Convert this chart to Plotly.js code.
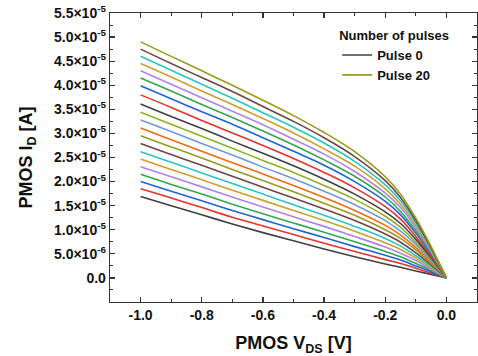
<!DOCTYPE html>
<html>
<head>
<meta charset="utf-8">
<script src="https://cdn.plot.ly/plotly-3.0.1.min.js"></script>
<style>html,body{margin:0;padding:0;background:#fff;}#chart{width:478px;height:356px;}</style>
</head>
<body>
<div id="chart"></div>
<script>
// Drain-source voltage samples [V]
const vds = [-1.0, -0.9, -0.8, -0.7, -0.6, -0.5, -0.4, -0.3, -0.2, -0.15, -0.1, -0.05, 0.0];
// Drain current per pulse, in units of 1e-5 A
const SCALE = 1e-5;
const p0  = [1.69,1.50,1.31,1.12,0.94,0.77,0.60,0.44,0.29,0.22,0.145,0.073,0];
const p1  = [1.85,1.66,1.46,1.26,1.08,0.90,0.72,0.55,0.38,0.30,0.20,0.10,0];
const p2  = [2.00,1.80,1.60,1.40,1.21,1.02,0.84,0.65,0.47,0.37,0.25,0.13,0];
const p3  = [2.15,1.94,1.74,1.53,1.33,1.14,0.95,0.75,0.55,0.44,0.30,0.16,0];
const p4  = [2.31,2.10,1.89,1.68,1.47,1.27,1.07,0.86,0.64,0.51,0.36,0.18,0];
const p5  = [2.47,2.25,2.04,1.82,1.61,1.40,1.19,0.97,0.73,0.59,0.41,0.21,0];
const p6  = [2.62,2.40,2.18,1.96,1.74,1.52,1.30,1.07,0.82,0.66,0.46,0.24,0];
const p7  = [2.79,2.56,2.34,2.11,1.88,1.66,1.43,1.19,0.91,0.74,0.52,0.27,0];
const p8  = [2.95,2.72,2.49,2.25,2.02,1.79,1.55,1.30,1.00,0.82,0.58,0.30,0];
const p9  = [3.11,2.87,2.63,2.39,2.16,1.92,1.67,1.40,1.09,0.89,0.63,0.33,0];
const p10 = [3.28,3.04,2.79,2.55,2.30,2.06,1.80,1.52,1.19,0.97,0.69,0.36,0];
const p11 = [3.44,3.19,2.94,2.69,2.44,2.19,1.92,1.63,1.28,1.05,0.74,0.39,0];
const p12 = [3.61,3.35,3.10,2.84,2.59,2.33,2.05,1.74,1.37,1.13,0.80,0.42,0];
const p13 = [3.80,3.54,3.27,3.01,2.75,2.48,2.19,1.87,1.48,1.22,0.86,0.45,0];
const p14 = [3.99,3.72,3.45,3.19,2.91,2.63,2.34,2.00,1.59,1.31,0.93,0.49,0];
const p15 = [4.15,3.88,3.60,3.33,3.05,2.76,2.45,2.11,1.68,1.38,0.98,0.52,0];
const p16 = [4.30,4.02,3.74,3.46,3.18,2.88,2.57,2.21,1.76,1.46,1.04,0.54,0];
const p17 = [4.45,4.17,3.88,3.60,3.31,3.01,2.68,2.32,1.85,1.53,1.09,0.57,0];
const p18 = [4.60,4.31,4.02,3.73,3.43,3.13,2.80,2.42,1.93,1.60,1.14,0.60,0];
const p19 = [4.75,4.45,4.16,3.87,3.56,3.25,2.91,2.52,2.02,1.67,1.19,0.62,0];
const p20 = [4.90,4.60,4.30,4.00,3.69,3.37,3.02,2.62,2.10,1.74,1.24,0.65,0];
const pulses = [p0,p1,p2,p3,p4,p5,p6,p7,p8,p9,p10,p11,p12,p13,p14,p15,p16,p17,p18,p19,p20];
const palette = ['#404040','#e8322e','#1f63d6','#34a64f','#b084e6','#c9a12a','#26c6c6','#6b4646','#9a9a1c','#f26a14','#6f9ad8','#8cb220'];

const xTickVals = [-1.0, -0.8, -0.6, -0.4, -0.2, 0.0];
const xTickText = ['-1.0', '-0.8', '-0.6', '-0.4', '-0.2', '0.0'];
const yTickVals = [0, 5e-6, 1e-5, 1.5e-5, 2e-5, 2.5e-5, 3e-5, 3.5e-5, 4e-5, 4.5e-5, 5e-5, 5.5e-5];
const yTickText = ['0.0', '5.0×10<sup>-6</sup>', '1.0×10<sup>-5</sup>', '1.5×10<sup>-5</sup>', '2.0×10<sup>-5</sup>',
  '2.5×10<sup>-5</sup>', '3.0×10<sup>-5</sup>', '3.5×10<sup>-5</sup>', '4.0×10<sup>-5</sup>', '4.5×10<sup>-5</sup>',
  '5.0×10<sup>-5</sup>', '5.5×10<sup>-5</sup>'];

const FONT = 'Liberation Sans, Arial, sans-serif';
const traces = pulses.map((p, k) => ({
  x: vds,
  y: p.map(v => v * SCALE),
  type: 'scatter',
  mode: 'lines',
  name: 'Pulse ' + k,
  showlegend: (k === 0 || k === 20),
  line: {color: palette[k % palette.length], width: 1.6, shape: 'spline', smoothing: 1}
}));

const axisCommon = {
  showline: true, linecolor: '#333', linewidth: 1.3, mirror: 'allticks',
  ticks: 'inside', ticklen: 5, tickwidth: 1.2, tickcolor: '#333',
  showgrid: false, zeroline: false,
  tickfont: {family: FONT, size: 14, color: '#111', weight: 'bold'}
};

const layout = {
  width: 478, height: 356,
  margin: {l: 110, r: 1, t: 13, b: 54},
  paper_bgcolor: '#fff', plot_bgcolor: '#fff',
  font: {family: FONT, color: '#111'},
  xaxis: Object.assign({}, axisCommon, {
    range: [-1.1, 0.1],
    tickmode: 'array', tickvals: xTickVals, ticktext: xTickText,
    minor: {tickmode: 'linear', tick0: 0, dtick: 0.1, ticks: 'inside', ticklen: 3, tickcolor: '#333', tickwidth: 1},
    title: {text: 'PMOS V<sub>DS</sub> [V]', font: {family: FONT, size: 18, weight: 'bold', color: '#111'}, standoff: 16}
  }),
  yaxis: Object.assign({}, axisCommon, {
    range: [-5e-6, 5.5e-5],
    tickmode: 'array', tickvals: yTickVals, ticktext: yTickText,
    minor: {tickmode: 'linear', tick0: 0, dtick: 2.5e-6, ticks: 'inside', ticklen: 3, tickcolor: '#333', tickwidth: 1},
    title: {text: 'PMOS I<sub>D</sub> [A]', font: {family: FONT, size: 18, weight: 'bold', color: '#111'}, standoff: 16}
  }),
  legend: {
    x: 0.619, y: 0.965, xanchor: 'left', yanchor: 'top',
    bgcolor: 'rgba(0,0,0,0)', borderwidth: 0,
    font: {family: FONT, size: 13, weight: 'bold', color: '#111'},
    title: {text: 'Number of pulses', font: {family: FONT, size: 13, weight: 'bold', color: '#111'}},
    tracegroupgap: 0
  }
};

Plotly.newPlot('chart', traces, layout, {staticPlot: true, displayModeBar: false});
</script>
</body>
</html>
---+---
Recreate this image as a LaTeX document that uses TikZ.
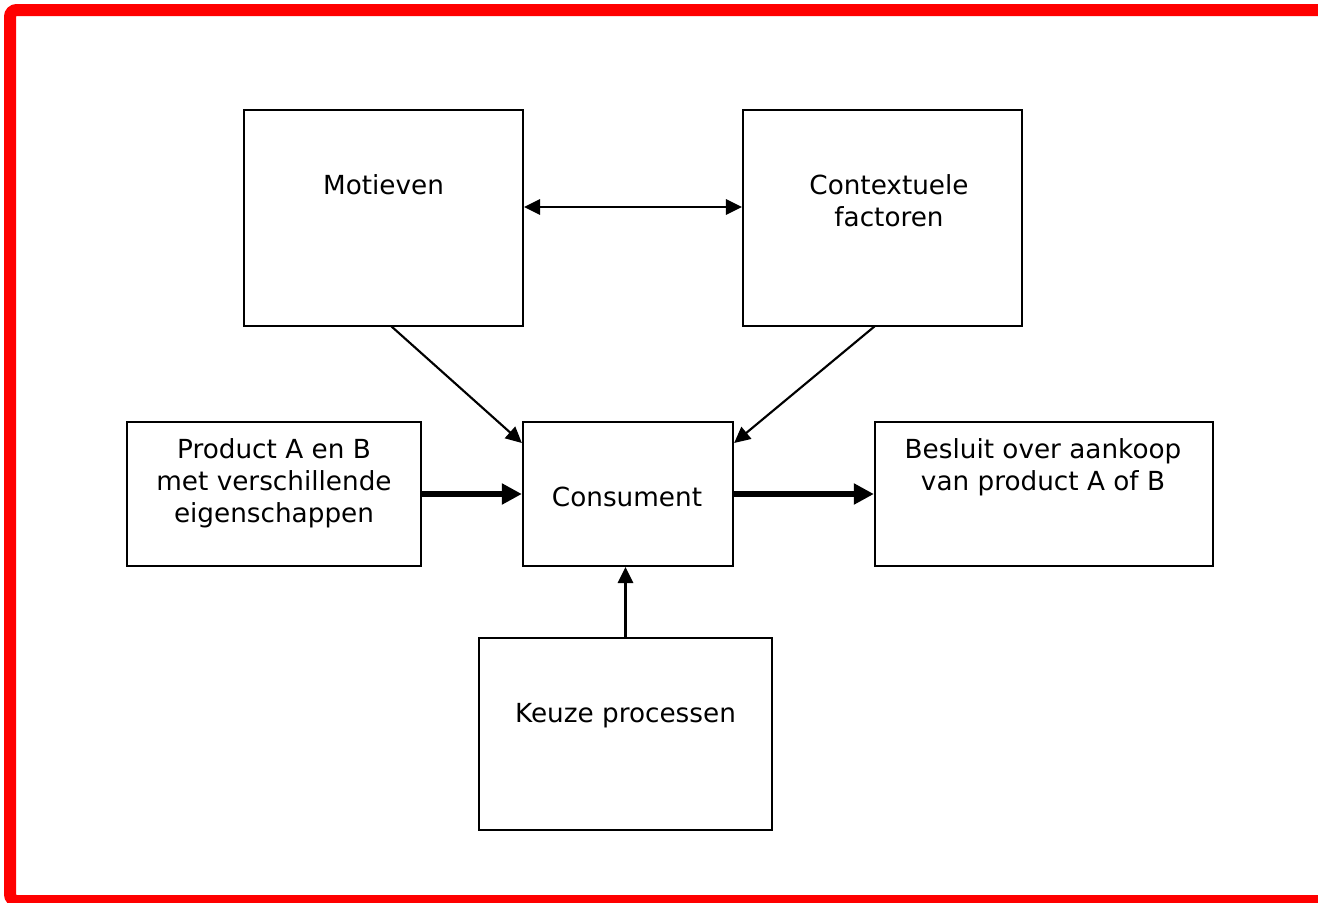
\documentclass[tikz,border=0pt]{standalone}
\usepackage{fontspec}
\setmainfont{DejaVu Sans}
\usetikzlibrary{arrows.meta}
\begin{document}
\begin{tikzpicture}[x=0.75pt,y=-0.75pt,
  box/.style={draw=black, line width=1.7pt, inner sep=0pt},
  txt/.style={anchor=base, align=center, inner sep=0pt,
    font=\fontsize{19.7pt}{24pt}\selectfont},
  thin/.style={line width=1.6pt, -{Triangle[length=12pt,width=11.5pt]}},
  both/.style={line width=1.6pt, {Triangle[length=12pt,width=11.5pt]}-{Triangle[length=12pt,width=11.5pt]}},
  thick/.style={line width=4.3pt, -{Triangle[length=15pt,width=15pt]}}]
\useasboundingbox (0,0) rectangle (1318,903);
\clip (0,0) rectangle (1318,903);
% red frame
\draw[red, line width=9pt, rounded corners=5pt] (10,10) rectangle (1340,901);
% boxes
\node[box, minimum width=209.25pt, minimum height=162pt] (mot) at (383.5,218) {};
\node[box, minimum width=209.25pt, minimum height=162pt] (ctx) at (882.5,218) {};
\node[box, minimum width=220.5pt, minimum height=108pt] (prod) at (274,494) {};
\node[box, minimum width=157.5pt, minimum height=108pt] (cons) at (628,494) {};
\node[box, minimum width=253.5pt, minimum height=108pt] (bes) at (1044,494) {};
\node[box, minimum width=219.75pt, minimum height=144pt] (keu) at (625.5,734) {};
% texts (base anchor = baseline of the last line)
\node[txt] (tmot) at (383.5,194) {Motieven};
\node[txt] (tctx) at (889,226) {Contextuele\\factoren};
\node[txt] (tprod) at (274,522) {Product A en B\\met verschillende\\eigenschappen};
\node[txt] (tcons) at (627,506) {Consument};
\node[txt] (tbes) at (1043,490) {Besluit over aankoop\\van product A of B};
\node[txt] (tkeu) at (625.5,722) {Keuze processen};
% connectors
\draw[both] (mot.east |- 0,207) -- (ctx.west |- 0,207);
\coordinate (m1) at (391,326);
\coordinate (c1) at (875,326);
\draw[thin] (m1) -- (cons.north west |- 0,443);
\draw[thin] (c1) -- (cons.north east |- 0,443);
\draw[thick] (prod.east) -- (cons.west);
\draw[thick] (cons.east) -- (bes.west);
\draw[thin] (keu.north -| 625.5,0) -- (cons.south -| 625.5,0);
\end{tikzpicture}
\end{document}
---+---
Count each line with "chart" in it and report that figure by itself.

▶ Final result
4